For the purposes of determining the tax payable in Italy by non-residents, Article 24(2) of the TUIR provides for an exhaustive list of deductible expenses (i.e. those referred to in Article 10(a), (g), (h), (i) and (l), TUIR).
This exhaustive list does not, however, include the expenses provided for in Article 10(e) of the TUIR, i.e. “social security and welfare contributions paid in compliance with legal provisions, as well as those paid voluntarily to the applicable compulsory pension scheme, including those for the reunification of insurance periods“.
It follows that, as a general rule, individuals resident abroad for tax purposes cannot deduct social security contributions paid to INPS from the income to be taxed in Italy, in view of the exhaustive nature of the list of deductible expenses set out in Article 24(2) TUIR referred to above.
The Italian Revenue Agency, however, provides for an exception to the principle set out above.

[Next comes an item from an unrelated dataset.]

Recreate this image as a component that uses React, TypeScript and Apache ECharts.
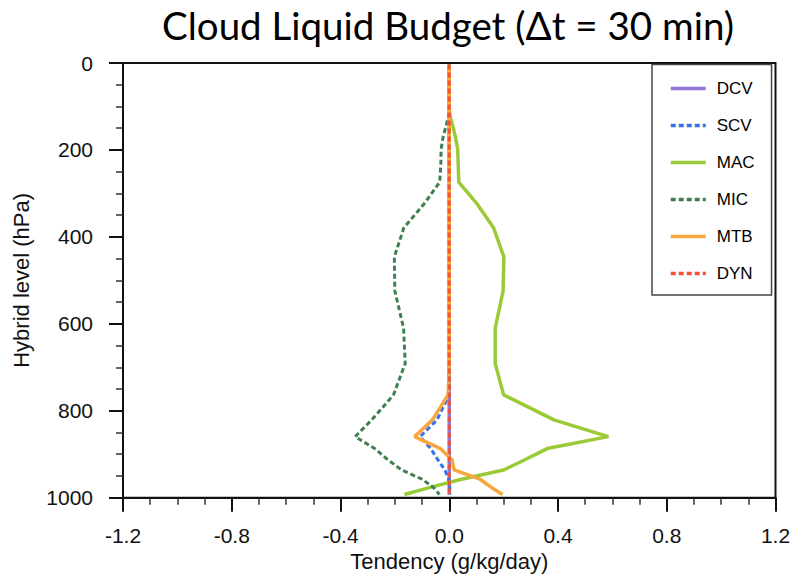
import React, { useEffect, useRef } from "react";
import * as echarts from "echarts";

// Model hybrid levels (hPa)
const levels = [3.64, 7.59, 14.36, 24.61, 38.27, 54.6, 72.01, 87.82, 103.32, 121.55, 142.99, 168.23, 197.91, 232.83, 273.91, 322.24, 379.1, 445.99, 524.69, 609.78, 691.39, 763.4, 820.86, 859.53, 887.02, 912.64, 936.2, 957.49, 976.33, 992.56];

// Tendencies (g/kg/day) at each level
const dcv = [0, 0, 0, 0, 0, 0, 0, 0, 0, 0, 0, 0, 0, 0, 0, 0, 0, 0, 0, 0, 0, 0, 0, 0, 0, 0, 0, 0, 0, 0];
const scv = [0, 0, 0, 0, 0, 0, 0, 0, 0, 0, 0, 0, 0, 0, 0, 0, 0, 0, 0, 0, 0, 0, -0.045, -0.107, -0.068, -0.042, -0.016, -0.002, 0.002, 0.003];
const mac = [0, 0, 0, 0, 0, 0, 0, 0, 0, 0.003, 0.012, 0.022, 0.031, 0.033, 0.035, 0.1, 0.163, 0.201, 0.198, 0.169, 0.169, 0.2, 0.385, 0.585, 0.36, 0.278, 0.2, 0.045, -0.07, -0.165];
const mic = [0, 0, 0, 0, 0, 0, 0, 0, 0, -0.003, -0.011, -0.022, -0.03, -0.031, -0.035, -0.09, -0.167, -0.202, -0.2, -0.168, -0.162, -0.205, -0.285, -0.346, -0.274, -0.226, -0.175, -0.1, -0.058, -0.036];
const mtb = [0, 0, 0, 0, 0, 0, 0, 0, 0, 0, 0, 0, 0, 0, 0, 0, 0, 0, 0, 0, 0, -0.004, -0.062, -0.127, -0.033, 0.01, 0.018, 0.113, 0.155, 0.196];
const dyn = [0, 0, 0, 0, 0, 0, 0, 0, 0, 0, 0, 0, 0, 0, 0, 0, 0, 0, 0, 0, 0, 0, 0, 0, 0, 0, 0, 0, 0, 0];

const seriesNames = ["DCV", "SCV", "MAC", "MIC", "MTB", "DYN"];
const seriesValues = [dcv, scv, mac, mic, mtb, dyn];
const seriesColors = ["#9275D9", "#3471EC", "#9ACA35", "#3F8052", "#F8A73C", "#EE5432"];
const seriesDashed = [false, true, false, true, false, true];

const titleText = "Cloud Liquid Budget (\u0394t = 30 min)";
const xName = "Tendency (g/kg/day)";
const yName = "Hybrid level (hPa)";

export default function App() {
  const ref = useRef<HTMLDivElement>(null);
  useEffect(() => {
    if (!ref.current) return;
    const chart = echarts.init(ref.current, null, { renderer: "svg" });
    const font = "Liberation Sans, Arial, Helvetica, sans-serif";
    const series = seriesNames.map((name, i) => ({
      name,
      type: "line",
      data: levels.map((lv, j) => [seriesValues[i][j], lv]),
      showSymbol: false,
      symbol: "none",
      lineStyle: {
        color: seriesColors[i],
        width: seriesDashed[i] ? 3 : 3.5,
        type: seriesDashed[i] ? [5, 3] : "solid",
        cap: "butt",
      },
      itemStyle: { color: seriesColors[i] },
      z: 2 + i,
    }));
    chart.setOption({
      animation: false,
      backgroundColor: "#fff",
      graphic: [
        {
          type: "text",
          x: 448,
          y: 25,
          style: {
            text: titleText,
            font: "38.5px Lato, 'Open Sans', sans-serif",
            fill: "#000",
            align: "center",
            verticalAlign: "middle",
          },
        },
      ],
      legend: {
        orient: "vertical",
        left: 652,
        top: 64.5,
        padding: [15.5, 17, 13, 17],
        itemWidth: 35,
        itemHeight: 14,
        itemGap: 20,
        borderColor: "#444",
        borderWidth: 1.5,
        backgroundColor: "#fff",
        itemStyle: { opacity: 0 },
        lineStyle: { width: 3.5 },
        textStyle: { fontFamily: font, fontSize: 17, color: "#000", padding: [0, 0, 0, 6] },
        data: seriesNames,
      },
      grid: {
        left: 123,
        right: 16.5,
        top: 63,
        bottom: 82.3,
        show: true,
        borderColor: "#111",
        borderWidth: 2,
        containLabel: false,
        outerBoundsMode: "none",
      },
      xAxis: {
        type: "value",
        min: -1.2,
        max: 1.2,
        interval: 0.4,
        name: xName,
        nameLocation: "middle",
        nameGap: 49,
        nameTextStyle: { fontFamily: font, fontSize: 22, color: "#111" },
        axisLine: { show: true, onZero: false, lineStyle: { color: "#111", width: 2 } },
        axisTick: { show: true, inside: false, length: 14, lineStyle: { color: "#111", width: 2 } },
        minorTick: { show: true, splitNumber: 4, length: 7, lineStyle: { color: "#333", width: 1.5 } },
        splitLine: { show: false },
        minorSplitLine: { show: false },
        axisLabel: {
          fontFamily: font,
          fontSize: 21,
          color: "#111",
          margin: 27,
          formatter: (v: number) => v.toFixed(1),
        },
      },
      yAxis: {
        type: "value",
        inverse: true,
        min: 0,
        max: 1000,
        interval: 200,
        name: yName,
        nameLocation: "middle",
        nameGap: 91,
        nameTextStyle: { fontFamily: font, fontSize: 22, color: "#111" },
        axisLine: { show: true, onZero: false, lineStyle: { color: "#111", width: 2 } },
        axisTick: { show: true, inside: false, length: 14, lineStyle: { color: "#111", width: 2 } },
        minorTick: { show: true, splitNumber: 4, length: 7, lineStyle: { color: "#333", width: 1.5 } },
        splitLine: { show: false },
        minorSplitLine: { show: false },
        axisLabel: {
          fontFamily: font,
          fontSize: 21,
          color: "#111",
          margin: 30,
          formatter: (v: number) => String(Math.round(v)),
        },
      },
      series,
    });
    return () => chart.dispose();
  }, []);
  return (
    <div
      ref={ref}
      style={{ position: "absolute", left: 0, top: 0, width: 792, height: 580 }}
    />
  );
}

According to the Italian Revenue Agency, in fact, the social security contributions paid to INPS may in any case be deducted by the individuals referred to in Article 24, paragraph 3-bis, of the TUIR (the so-called “non-residents Schumacker”), i.e. those individuals not resident in Italy who derive income from the Italian territory equal to at least 75% of their total income.
The deduction is possible on condition that such individuals:
1) do not enjoy similar tax benefits in their country of residence;
2) are resident for tax purposes in countries that ensure an adequate exchange of information with Italy (as identified by Decree of the Ministry of Economy and Finance of 23 March 2017).